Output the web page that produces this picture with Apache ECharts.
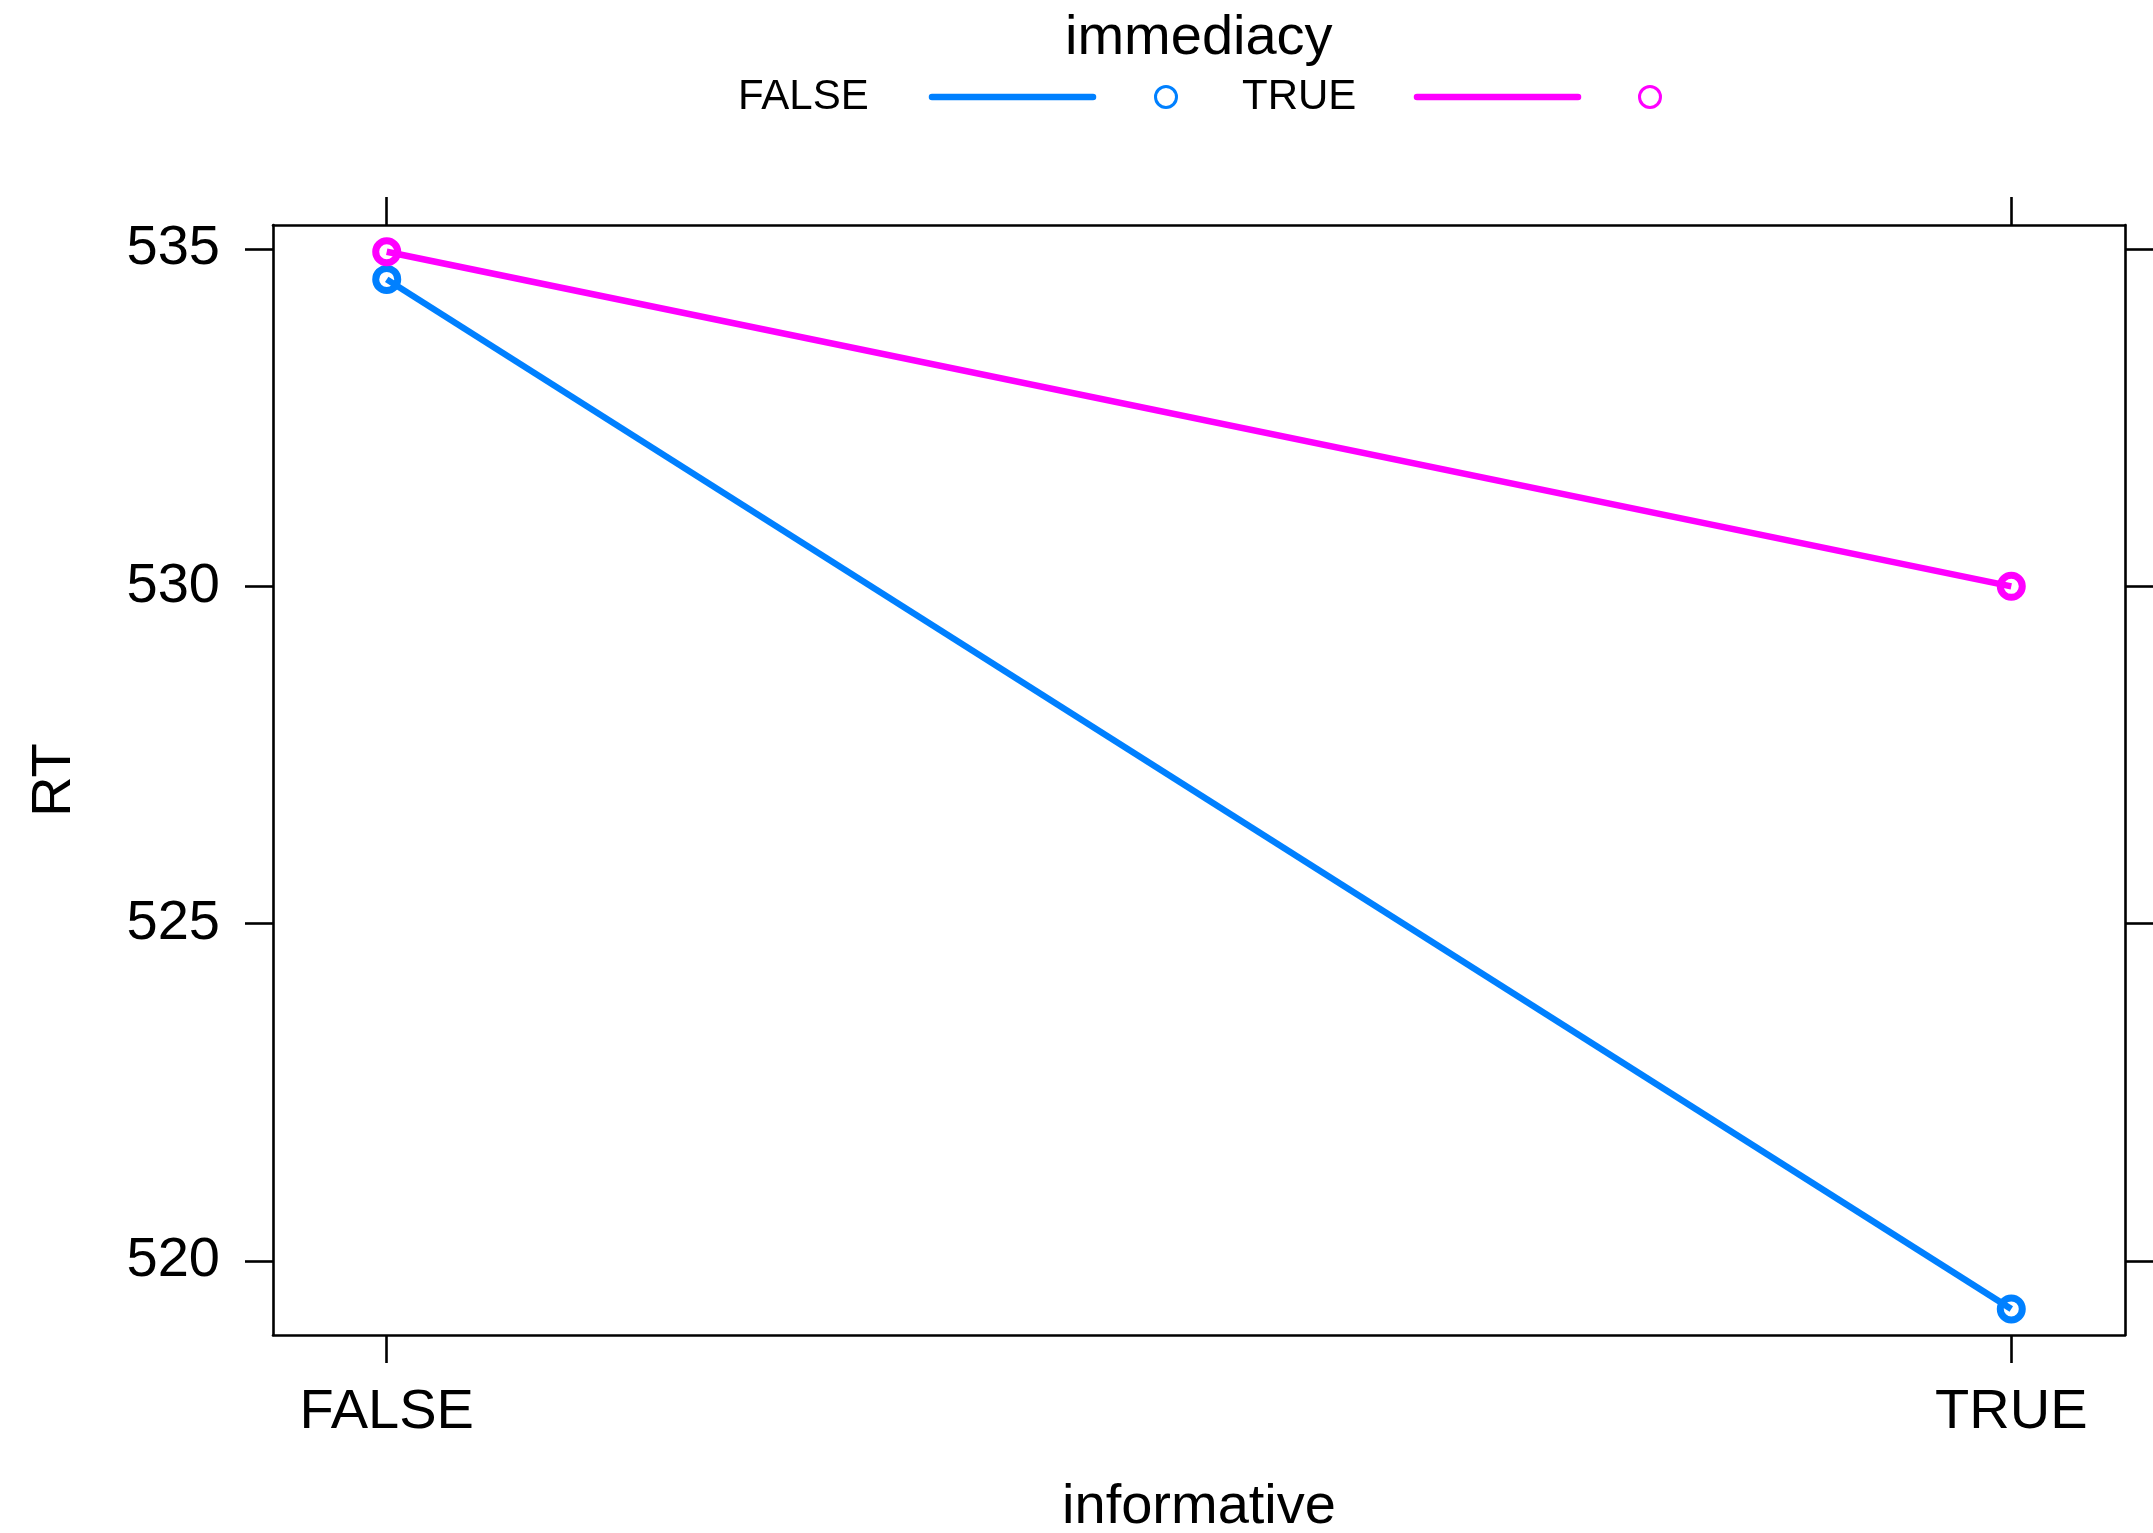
<!DOCTYPE html>
<html>
<head>
<meta charset="utf-8">
<title>RT by informative and immediacy</title>
<script src="https://cdn.jsdelivr.net/npm/echarts@6/dist/echarts.min.js"></script>
<style>
  html, body { margin: 0; padding: 0; background: #ffffff; }
  #chart { width: 2153px; height: 1533px; }
</style>
</head>
<body>
<div id="chart"></div>
<script>
// Factor levels
const informativeLevels = ['FALSE', 'TRUE'];
const immediacyLevels = ['FALSE', 'TRUE'];

// Mean RT per informative level, one array per immediacy level
const rtImmediacyFalse = [534.55, 519.29];
const rtImmediacyTrue = [534.96, 530.00];

// Y axis tick values
const rtTicks = [520, 525, 530, 535];

const seriesColors = ['#0080ff', '#ff00ff'];
const FONT = '"Liberation Sans", Arial, Helvetica, sans-serif';

// Factor levels sit at positions 1..n on the x scale
const levelPositions = informativeLevels.map((_, i) => i + 1);
const toPoints = vals => vals.map((v, i) => [levelPositions[i], v]);

const axisLine = { show: true, lineStyle: { color: '#000', width: 2.6 } };
const xMin = 0.93, xMax = 2.07;
const yMin = 518.903, yMax = 535.356;

function xAxisBase(position, withLabels) {
  return {
    type: 'value',
    position: position,
    min: xMin,
    max: xMax,
    axisLine: axisLine,
    splitLine: { show: false },
    axisTick: {
      show: true, inside: false, length: 28,
      customValues: levelPositions,
      lineStyle: { color: '#000', width: 2.6 }
    },
    axisLabel: {
      show: withLabels,
      customValues: levelPositions,
      formatter: v => informativeLevels[Math.round(v) - 1] || '',
      fontFamily: FONT, fontSize: 56, color: '#000', margin: 50
    }
  };
}

function yAxisBase(position, withLabels) {
  return {
    type: 'value',
    position: position,
    min: yMin,
    max: yMax,
    axisLine: axisLine,
    splitLine: { show: false },
    axisTick: {
      show: true, inside: false, length: 28,
      customValues: rtTicks,
      lineStyle: { color: '#000', width: 2.6 }
    },
    axisLabel: {
      show: withLabels,
      customValues: rtTicks,
      fontFamily: FONT, fontSize: 56, color: '#000', margin: 53
    }
  };
}

const xBottom = Object.assign(xAxisBase('bottom', true), {
  name: 'informative',
  nameLocation: 'middle',
  nameGap: 145,
  nameTextStyle: { fontFamily: FONT, fontSize: 56, color: '#000' }
});
const xTop = xAxisBase('top', false);

const yLeft = Object.assign(yAxisBase('left', true), {
  name: 'RT',
  nameLocation: 'middle',
  nameGap: 190,
  nameTextStyle: { fontFamily: FONT, fontSize: 56, color: '#000' }
});
const yRight = yAxisBase('right', false);

function makeSeries(name, values, color) {
  return {
    name: name,
    type: 'line',
    xAxisIndex: 0,
    yAxisIndex: 0,
    data: toPoints(values),
    symbol: 'circle',
    symbolSize: 22,
    showSymbol: true,
    lineStyle: { color: color, width: 6.5 },
    itemStyle: { color: 'none', borderColor: color, borderWidth: 7 },
    emphasis: { disabled: true },
    animation: false
  };
}

// Key in the top margin: label, line sample, point sample for each level
function legendEntry(label, color, x0, lineStart, circleX) {
  return {
    type: 'group',
    x: x0,
    y: 97,
    children: [
      { type: 'text', x: 0, y: 0,
        style: { text: label, fontFamily: FONT, fontSize: 42, fill: '#000',
                 align: 'left', verticalAlign: 'middle' } },
      { type: 'line', shape: { x1: lineStart, y1: 0, x2: lineStart + 161, y2: 0 },
        style: { stroke: color, lineWidth: 6.5, lineCap: 'round' } },
      { type: 'circle', shape: { cx: circleX, cy: 0, r: 10.5 },
        style: { stroke: color, lineWidth: 3, fill: 'none' } }
    ]
  };
}

const chart = echarts.init(document.getElementById('chart'), null, { renderer: 'canvas' });
chart.setOption({
  backgroundColor: '#ffffff',
  animation: false,
  title: {
    text: 'immediacy',
    left: 1065,
    top: 11,
    padding: 0,
    textStyle: { fontFamily: FONT, fontSize: 56, fontWeight: 'normal', color: '#000' }
  },
  grid: {
    left: 273, right: 28, top: 225, bottom: 198,
    containLabel: false,
    outerBoundsMode: 'none'
  },
  xAxis: [xBottom, xTop],
  yAxis: [yLeft, yRight],
  series: [
    makeSeries(immediacyLevels[0], rtImmediacyFalse, seriesColors[0]),
    makeSeries(immediacyLevels[1], rtImmediacyTrue, seriesColors[1])
  ],
  graphic: [
    legendEntry(immediacyLevels[0], seriesColors[0], 738, 194, 428),
    legendEntry(immediacyLevels[1], seriesColors[1], 1242, 175, 408)
  ]
});
</script>
</body>
</html>
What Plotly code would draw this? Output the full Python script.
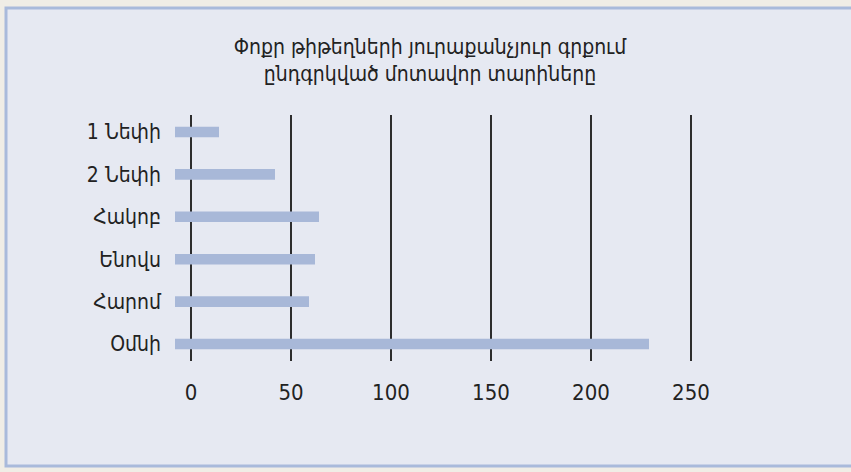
import plotly.graph_objects as go

# ---- data ----
books = ["1 Նեփի", "2 Նեփի", "Հակոբ", "Ենովս", "Հարոմ", "Օմնի"]
years = [14, 42, 64, 62, 59, 229]
x_tick_values = [0, 50, 100, 150, 200, 250]
title_lines = ["Փոքր թիթեղների յուրաքանչյուր գրքում", "ընդգրկված մոտավոր տարիները"]

# ---- layout constants ----
W, H = 851, 472
ML, MR, MT, MB = 175, 120, 115, 111
PW, PH = W - ML - MR, H - MT - MB
X_MIN, X_MAX = -8, 270          # bars start at the left edge of the plot
FONT = "DejaVu Sans Condensed, DejaVu Sans, sans-serif"
BAR_COLOR = "#a8b8d8"
FRAME_FILL = "#e6e9f2"
FRAME_LINE = "#a9badb"
OUTER_BG = "#f0ede6"

fig = go.Figure(
    go.Bar(
        y=books,
        x=[v - X_MIN for v in years],
        base=X_MIN,
        orientation="h",
        width=0.25,
        marker=dict(color=BAR_COLOR, line=dict(width=0)),
        hovertemplate="%{y}: %{customdata}<extra></extra>",
        customdata=years,
    )
)

def px_x(p):
    return (p - ML) / PW

def px_y(p):
    return (H - MB - p) / PH

fig.add_shape(
    type="rect", xref="paper", yref="paper", layer="below",
    x0=px_x(6), x1=px_x(W + 10), y0=px_y(466), y1=px_y(8),
    fillcolor=FRAME_FILL, line=dict(color=FRAME_LINE, width=3),
)

fig.update_layout(
    width=W, height=H,
    margin=dict(l=ML, r=MR, t=MT, b=MB),
    paper_bgcolor=OUTER_BG,
    plot_bgcolor="rgba(0,0,0,0)",
    showlegend=False,
    font=dict(family=FONT, size=21, color="#222222"),
    title=dict(
        text="<br>".join(title_lines),
        x=430 / W, xanchor="center",
        y=1 - 54 / H, yanchor="top",
        font=dict(family=FONT, size=21, color="#222222"),
    ),
    xaxis=dict(
        range=[X_MIN, X_MAX],
        tickmode="array", tickvals=x_tick_values,
        showgrid=True, gridcolor="#2d2d2d", gridwidth=1.5,
        zeroline=False, showline=False, ticks="",
        ticklabelstandoff=16,
        tickfont=dict(size=22),
        fixedrange=True,
    ),
    yaxis=dict(
        type="category",
        categoryorder="array", categoryarray=books,
        range=[len(books) - 0.6, -0.4],
        showgrid=False, zeroline=False, showline=False, ticks="",
        ticklabelstandoff=13,
        tickfont=dict(size=21),
        fixedrange=True,
    ),
)

fig.write_html(
    "out.html",
    config={"displayModeBar": False},
    post_script="document.body.style.margin='0';document.body.style.overflow='hidden';",
)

::::::

*CHALLENGE*:
Copy the records above exactly. The pictures are not part of the copy.

*RESULT*:
Output the web page that produces this picture with Apache ECharts.
<!DOCTYPE html>
<html>
<head>
<meta charset="utf-8">
<title>RT by informative and immediacy</title>
<script src="https://cdn.jsdelivr.net/npm/echarts@6/dist/echarts.min.js"></script>
<style>
  html, body { margin: 0; padding: 0; background: #ffffff; }
  #chart { width: 2153px; height: 1533px; }
</style>
</head>
<body>
<div id="chart"></div>
<script>
// Factor levels
const informativeLevels = ['FALSE', 'TRUE'];
const immediacyLevels = ['FALSE', 'TRUE'];

// Mean RT per informative level, one array per immediacy level
const rtImmediacyFalse = [534.55, 519.29];
const rtImmediacyTrue = [534.96, 530.00];

// Y axis tick values
const rtTicks = [520, 525, 530, 535];

const seriesColors = ['#0080ff', '#ff00ff'];
const FONT = '"Liberation Sans", Arial, Helvetica, sans-serif';

// Factor levels sit at positions 1..n on the x scale
const levelPositions = informativeLevels.map((_, i) => i + 1);
const toPoints = vals => vals.map((v, i) => [levelPositions[i], v]);

const axisLine = { show: true, lineStyle: { color: '#000', width: 2.6 } };
const xMin = 0.93, xMax = 2.07;
const yMin = 518.903, yMax = 535.356;

function xAxisBase(position, withLabels) {
  return {
    type: 'value',
    position: position,
    min: xMin,
    max: xMax,
    axisLine: axisLine,
    splitLine: { show: false },
    axisTick: {
      show: true, inside: false, length: 28,
      customValues: levelPositions,
      lineStyle: { color: '#000', width: 2.6 }
    },
    axisLabel: {
      show: withLabels,
      customValues: levelPositions,
      formatter: v => informativeLevels[Math.round(v) - 1] || '',
      fontFamily: FONT, fontSize: 56, color: '#000', margin: 50
    }
  };
}

function yAxisBase(position, withLabels) {
  return {
    type: 'value',
    position: position,
    min: yMin,
    max: yMax,
    axisLine: axisLine,
    splitLine: { show: false },
    axisTick: {
      show: true, inside: false, length: 28,
      customValues: rtTicks,
      lineStyle: { color: '#000', width: 2.6 }
    },
    axisLabel: {
      show: withLabels,
      customValues: rtTicks,
      fontFamily: FONT, fontSize: 56, color: '#000', margin: 53
    }
  };
}

const xBottom = Object.assign(xAxisBase('bottom', true), {
  name: 'informative',
  nameLocation: 'middle',
  nameGap: 145,
  nameTextStyle: { fontFamily: FONT, fontSize: 56, color: '#000' }
});
const xTop = xAxisBase('top', false);

const yLeft = Object.assign(yAxisBase('left', true), {
  name: 'RT',
  nameLocation: 'middle',
  nameGap: 190,
  nameTextStyle: { fontFamily: FONT, fontSize: 56, color: '#000' }
});
const yRight = yAxisBase('right', false);

function makeSeries(name, values, color) {
  return {
    name: name,
    type: 'line',
    xAxisIndex: 0,
    yAxisIndex: 0,
    data: toPoints(values),
    symbol: 'circle',
    symbolSize: 22,
    showSymbol: true,
    lineStyle: { color: color, width: 6.5 },
    itemStyle: { color: 'none', borderColor: color, borderWidth: 7 },
    emphasis: { disabled: true },
    animation: false
  };
}

// Key in the top margin: label, line sample, point sample for each level
function legendEntry(label, color, x0, lineStart, circleX) {
  return {
    type: 'group',
    x: x0,
    y: 97,
    children: [
      { type: 'text', x: 0, y: 0,
        style: { text: label, fontFamily: FONT, fontSize: 42, fill: '#000',
                 align: 'left', verticalAlign: 'middle' } },
      { type: 'line', shape: { x1: lineStart, y1: 0, x2: lineStart + 161, y2: 0 },
        style: { stroke: color, lineWidth: 6.5, lineCap: 'round' } },
      { type: 'circle', shape: { cx: circleX, cy: 0, r: 10.5 },
        style: { stroke: color, lineWidth: 3, fill: 'none' } }
    ]
  };
}

const chart = echarts.init(document.getElementById('chart'), null, { renderer: 'canvas' });
chart.setOption({
  backgroundColor: '#ffffff',
  animation: false,
  title: {
    text: 'immediacy',
    left: 1065,
    top: 11,
    padding: 0,
    textStyle: { fontFamily: FONT, fontSize: 56, fontWeight: 'normal', color: '#000' }
  },
  grid: {
    left: 273, right: 28, top: 225, bottom: 198,
    containLabel: false,
    outerBoundsMode: 'none'
  },
  xAxis: [xBottom, xTop],
  yAxis: [yLeft, yRight],
  series: [
    makeSeries(immediacyLevels[0], rtImmediacyFalse, seriesColors[0]),
    makeSeries(immediacyLevels[1], rtImmediacyTrue, seriesColors[1])
  ],
  graphic: [
    legendEntry(immediacyLevels[0], seriesColors[0], 738, 194, 428),
    legendEntry(immediacyLevels[1], seriesColors[1], 1242, 175, 408)
  ]
});
</script>
</body>
</html>
What Plotly code would draw this? Output the full Python script.
import plotly.graph_objects as go

# ---- data ----
books = ["1 Նեփի", "2 Նեփի", "Հակոբ", "Ենովս", "Հարոմ", "Օմնի"]
years = [14, 42, 64, 62, 59, 229]
x_tick_values = [0, 50, 100, 150, 200, 250]
title_lines = ["Փոքր թիթեղների յուրաքանչյուր գրքում", "ընդգրկված մոտավոր տարիները"]

# ---- layout constants ----
W, H = 851, 472
ML, MR, MT, MB = 175, 120, 115, 111
PW, PH = W - ML - MR, H - MT - MB
X_MIN, X_MAX = -8, 270          # bars start at the left edge of the plot
FONT = "DejaVu Sans Condensed, DejaVu Sans, sans-serif"
BAR_COLOR = "#a8b8d8"
FRAME_FILL = "#e6e9f2"
FRAME_LINE = "#a9badb"
OUTER_BG = "#f0ede6"

fig = go.Figure(
    go.Bar(
        y=books,
        x=[v - X_MIN for v in years],
        base=X_MIN,
        orientation="h",
        width=0.25,
        marker=dict(color=BAR_COLOR, line=dict(width=0)),
        hovertemplate="%{y}: %{customdata}<extra></extra>",
        customdata=years,
    )
)

def px_x(p):
    return (p - ML) / PW

def px_y(p):
    return (H - MB - p) / PH

fig.add_shape(
    type="rect", xref="paper", yref="paper", layer="below",
    x0=px_x(6), x1=px_x(W + 10), y0=px_y(466), y1=px_y(8),
    fillcolor=FRAME_FILL, line=dict(color=FRAME_LINE, width=3),
)

fig.update_layout(
    width=W, height=H,
    margin=dict(l=ML, r=MR, t=MT, b=MB),
    paper_bgcolor=OUTER_BG,
    plot_bgcolor="rgba(0,0,0,0)",
    showlegend=False,
    font=dict(family=FONT, size=21, color="#222222"),
    title=dict(
        text="<br>".join(title_lines),
        x=430 / W, xanchor="center",
        y=1 - 54 / H, yanchor="top",
        font=dict(family=FONT, size=21, color="#222222"),
    ),
    xaxis=dict(
        range=[X_MIN, X_MAX],
        tickmode="array", tickvals=x_tick_values,
        showgrid=True, gridcolor="#2d2d2d", gridwidth=1.5,
        zeroline=False, showline=False, ticks="",
        ticklabelstandoff=16,
        tickfont=dict(size=22),
        fixedrange=True,
    ),
    yaxis=dict(
        type="category",
        categoryorder="array", categoryarray=books,
        range=[len(books) - 0.6, -0.4],
        showgrid=False, zeroline=False, showline=False, ticks="",
        ticklabelstandoff=13,
        tickfont=dict(size=21),
        fixedrange=True,
    ),
)

fig.write_html(
    "out.html",
    config={"displayModeBar": False},
    post_script="document.body.style.margin='0';document.body.style.overflow='hidden';",
)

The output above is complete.